Employees at the city Department of Education's press office have a new assignment: They are to scour a group of 24 education Web logs, e-mail Listservs, and Web sites in a hunt for factual errors and misinformation. Department officials are calling the unit the Truth Squad.
The squad's latest triumph should appear today on a Listserv operated by the parent organizer Leonie Haimson ó in the form of an e-mail message arguing that Ms. Haimson's characterization of summer school programs as underfunded was incorrect.
Press officers have also posted responses in the form of comments to the blogs they read.
"We try to keep track of what people are saying about us, and we respond periodically," a deputy schools chancellor, Christopher Cerf, who came up with the Truth Squad concept, said. "Because we believe in the truth."
Seven people make up the Truth Squad: the department's press secretary, David Cantor, five of his deputies, and the deputy communications director, Stephanie Simon.
They have been assigned blogs to read, the number of which varies depending on the person.

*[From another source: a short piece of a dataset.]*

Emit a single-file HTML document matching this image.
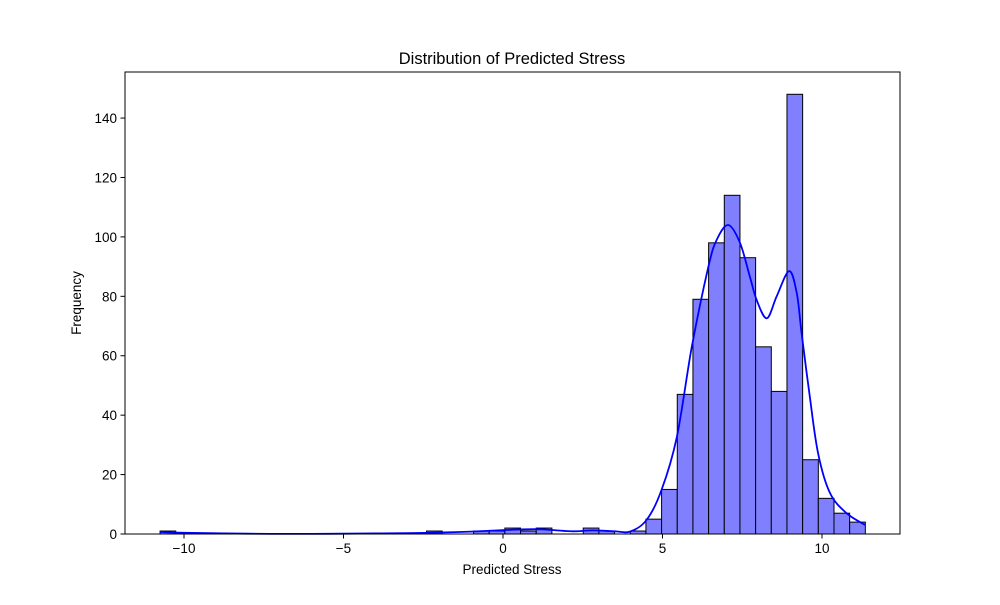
<!DOCTYPE html>
<html><head><meta charset="utf-8"><style>
body{margin:0;background:#fff;font-family:"Liberation Sans","DejaVu Sans",sans-serif}
</style></head><body>
<svg id="c" width="1000" height="600" xmlns="http://www.w3.org/2000/svg"></svg>
<script>
const binStart = -10.75;
const binWidth = 0.4913;
const counts = [1,0,0,0,0,0,0,0,0,0,0,0,0,0,0,0,0,1,0,0,1,1,2,1,2,0,0,2,1,0,1,5,15,47,79,98,114,93,63,48,148,25,12,7,4];
const kdeX = [-10.75,-10,-8,-6,-5,-3,-2,-1,0,1,1.6,2.2,2.8,3.5,3.98,4.5,4.97,5.45,5.92,6.44,6.70,7.06,7.43,7.74,7.95,8.27,8.58,8.97,9.21,9.36,9.62,9.88,10.25,10.77,11.36];
const kdeY = [0.7,0.4,0.1,0.05,0.1,0.3,0.5,0.8,1.3,1.6,1.3,0.9,1.2,0.9,0.8,4.7,14.8,32.7,63,90,99,104,98,86.6,78.8,72.6,80,88.5,81,67.6,46,27,13.8,7,3];
const xTicks = [-10,-5,0,5,10];
const xTickLabels = ["\u221210","\u22125","0","5","10"];
const yTicks = [0,20,40,60,80,100,120,140];

const L=125,R=900,T=72,B=534;
const xs=v=>503+31.9*v;
const ys=v=>534-2.971*v;
const svg=document.getElementById('c');
const NS='http://www.w3.org/2000/svg';
function mk(tag,attrs,parent){const e=document.createElementNS(NS,tag);for(const k in attrs)e.setAttribute(k,attrs[k]);(parent||svg).appendChild(e);return e;}

const bars=mk('g',{});


counts.forEach((c,i)=>{
  if(c<=0)return;
  const x0=xs(binStart+i*binWidth),x1=xs(binStart+(i+1)*binWidth);
  const r=mk('rect',{x:x0,y:ys(c),width:x1-x0,height:ys(0)-ys(c),fill:'#8080ff',stroke:'#000','stroke-width':1},bars);
  
  
});
const P=kdeX.map((v,i)=>[xs(v),ys(kdeY[i])]);
let d='M'+P[0][0].toFixed(1)+','+P[0][1].toFixed(1);
for(let i=0;i<P.length-1;i++){
  const p0=P[Math.max(0,i-1)],p1=P[i],p2=P[i+1],p3=P[Math.min(P.length-1,i+2)];
  const c1=[p1[0]+(p2[0]-p0[0])/6,p1[1]+(p2[1]-p0[1])/6];
  const c2=[p2[0]-(p3[0]-p1[0])/6,p2[1]-(p3[1]-p1[1])/6];
  d+='C'+c1[0].toFixed(1)+','+c1[1].toFixed(1)+' '+c2[0].toFixed(1)+','+c2[1].toFixed(1)+' '+p2[0].toFixed(1)+','+p2[1].toFixed(1);
}
const kde=mk('path',{d:d,fill:'none',stroke:'#0000ff','stroke-width':1.8,'stroke-linejoin':'round'});



const frame=mk('rect',{x:L,y:T,width:R-L,height:B-T,fill:'none',stroke:'#000','stroke-width':1});



xTicks.forEach((v,i)=>{
  const x=xs(v);
  const t=mk('line',{x1:x,x2:x,y1:B,y2:B+4.5,stroke:'#000'});
  
  
  const l=mk('text',{x:x,y:B+19,'text-anchor':'middle','font-size':13.5});
  l.textContent=xTickLabels[i];
  
  
});
yTicks.forEach(v=>{
  const y=ys(v);
  const t=mk('line',{x1:L-4.5,x2:L,y1:y,y2:y,stroke:'#000'});
  
  
  const l=mk('text',{x:L-8,y:y+5,'text-anchor':'end','font-size':13.5});
  l.textContent=v;
  
  
});
const xt=mk('text',{x:512,y:574,'text-anchor':'middle','font-size':13.5});
xt.textContent='Predicted Stress';


const yt=mk('text',{x:0,y:0,'text-anchor':'middle','font-size':13.5,transform:'translate(81,303) rotate(-90)'});
yt.textContent='Frequency';


const tt=mk('text',{x:512,y:64,'text-anchor':'middle','font-size':16.5});
tt.textContent='Distribution of Predicted Stress';


</script>
</body></html>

A longtime deputy press secretary, Marge Feinberg, reads five: Gotham Gazette, the New York Observer's Politicker, and three television and radio station Web sites. Ms. Simon reads just one: This Week in Education, by the education writer Alexander Russo.

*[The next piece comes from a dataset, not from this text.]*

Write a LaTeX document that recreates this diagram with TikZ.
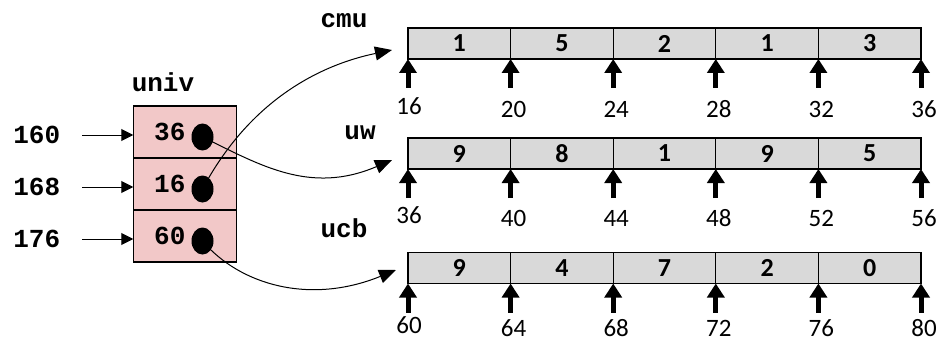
\documentclass[tikz,border=0pt]{standalone}
\usepackage{fontspec}
\usepackage{tikz}
\usetikzlibrary{arrows.meta, positioning, shapes.geometric}
\newfontfamily\calfont{Carlito}
\newfontfamily\courfont{Liberation Mono}
\definecolor{slotpink}{RGB}{242,200,200}
\definecolor{elemgray}{RGB}{217,217,217}
\tikzstyle{slot} = [rectangle, draw=black, line width=1.2pt, fill=slotpink, minimum width=103pt, minimum height=52pt, inner sep=0pt, outer sep=0pt]
\tikzstyle{elem} = [rectangle, draw=black, line width=1.2pt, fill=elemgray, minimum width=102.6pt, minimum height=31pt, inner sep=0pt, outer sep=0pt, font=\calfont\bfseries\fontsize{26}{26}\selectfont]
\tikzstyle{mono} = [inner sep=0pt, font=\courfont\bfseries\fontsize{26}{26}\selectfont]
\tikzstyle{addr} = [inner sep=0pt, font=\calfont\fontsize{25}{25}\selectfont]
\tikzstyle{dot} = [ellipse, fill=black, minimum width=22pt, minimum height=27pt, inner sep=0pt]
\tikzstyle{ptr} = [line width=1pt, -{Triangle[length=17pt,width=14pt]}]
\tikzstyle{addrarrow} = [line width=1pt, -{Triangle[length=12pt,width=12pt]}]
\tikzstyle{uparrow} = [line width=5pt, -{Triangle[length=14pt,width=17pt]}]

\begin{document}
\begin{tikzpicture}[x=1pt, y=-1pt]
    \useasboundingbox (0,0) rectangle (939,342);
    % pointer array
    \node (univ) [mono] at (163,82) {univ};
    \node (s0) [slot] at (184.75,132) {};
    \node (s1) [slot, below=0pt of s0] {};
    \node (s2) [slot, below=0pt of s1] {};
    \foreach \k/\val/\ad in {0/36/160, 1/16/168, 2/60/176} {
        \node (v\k) [mono] at ([xshift=-15pt]s\k.center) {\val};
        \node (d\k) [dot] at ([xshift=17.75pt,yshift=-5pt]s\k.center) {};
        \node (a\k) [mono] at ([xshift=-148pt,yshift=-3pt]s\k.center) {\ad};
        \draw [addrarrow] ([xshift=22pt]a\k.east) -- (a\k.east -| s\k.west);
    }
    % int arrays
    \node (cmu) [mono] at (344,21) {cmu};
    \node (uw) [mono] at (360,133) {uw};
    \node (ucb) [mono] at (344,228) {ucb};
    \foreach \nm/\yt/\lo/\base/\digits in {cmu/28/81/16/{1,5,2,1,3}, uw/138/80/36/{9,8,1,9,5}, ucb/252.5/76/60/{9,4,7,2,0}} {
        \foreach \d [count=\i from 0] in \digits {
            \node (\nm\i) [elem] at ({408+102.6*\i+51.3},{\yt+15.5}) {\d};
        }
        \foreach \i in {0,...,5} {
            \pgfmathtruncatemacro\addrval{\base+4*\i}
            \coordinate (\nm t\i) at ({408+102.6*\i},{\yt+31});
            \coordinate (\nm b\i) at ({408+102.6*\i},{\yt+60});
            \draw [uparrow] (\nm b\i) -- (\nm t\i);
            \ifnum\i=0
                \node (\nm l\i) [addr] at ({408+102.6*\i+1},{\yt+\lo-3}) {\addrval};
            \else
                \node (\nm l\i) [addr] at ({408+102.6*\i+3},{\yt+\lo}) {\addrval};
            \fi
        }
    }
    % pointers
    \coordinate (cmuin) at (392,50);
    \coordinate (uwin) at (392,160);
    \coordinate (ucbin) at (396,270);
    \draw [ptr] (d1.center) .. controls (250,100) and (320,65) .. (cmuin);
    \draw [ptr] (d0.center) .. controls (260,165) and (310,195) .. (uwin);
    \draw [ptr] (d2.center) .. controls (240,285) and (310,305) .. (ucbin);
\end{tikzpicture}
\end{document}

Department officials say the Truth Squad is a natural extension of their commitment to providing accurate information to the public.
"It's just correcting mistakes on a different kind of media," Mr. Cantor said.
Those whose blogs and communications are being scanned had a mixed reaction upon being told about the Truth Squad.
Ms. Haimson, who runs the parent Listserv and a blog, said: "It's good that the press operation actually hears our complaints, because Joel Klein doesn't seem to."
The president of the Thomas B. Fordham Foundation in Washington, D.C., Chester Finn, whose Education Gadfly blog is monitored by a deputy press secretary, Melody Meyer, said the Truth Squad appears to be a logical update to an old practice.
"I'd rather see them use their money to fix NCLB or to give a kid a voucher," Mr. Finn said. "But I really do see this as a kind of natural evolution of a long-standing government activity."
The Manhattan Institute fellow whose writing at City Journal is being read by Mr. Cantor, Sol Stern, said: "It sounds like Orwell's Ministry of Truth. But I guess I should be flattered that the big boss monitors my writing."
A former press secretary for the city schools who served between 1990 and 1993, James Vlasto, said the Truth Squad is an example of how the department's press operation has become inflated. The press office now has 14 employees, including five deputy press secretaries, and a $1.3 million budget.
Mr. Vlasto said his staff was just five people: him, one deputy, two assistants, and one secretary.
Mr. Cantor challenged that characterization. In the past he has made the same point via the Truth Squad, posting a message to a Listserv inviting skeptics to visit his office.
"I think you'll be surprised," he wrote. "If you're any good at fixing a copy machine, we may put you to work.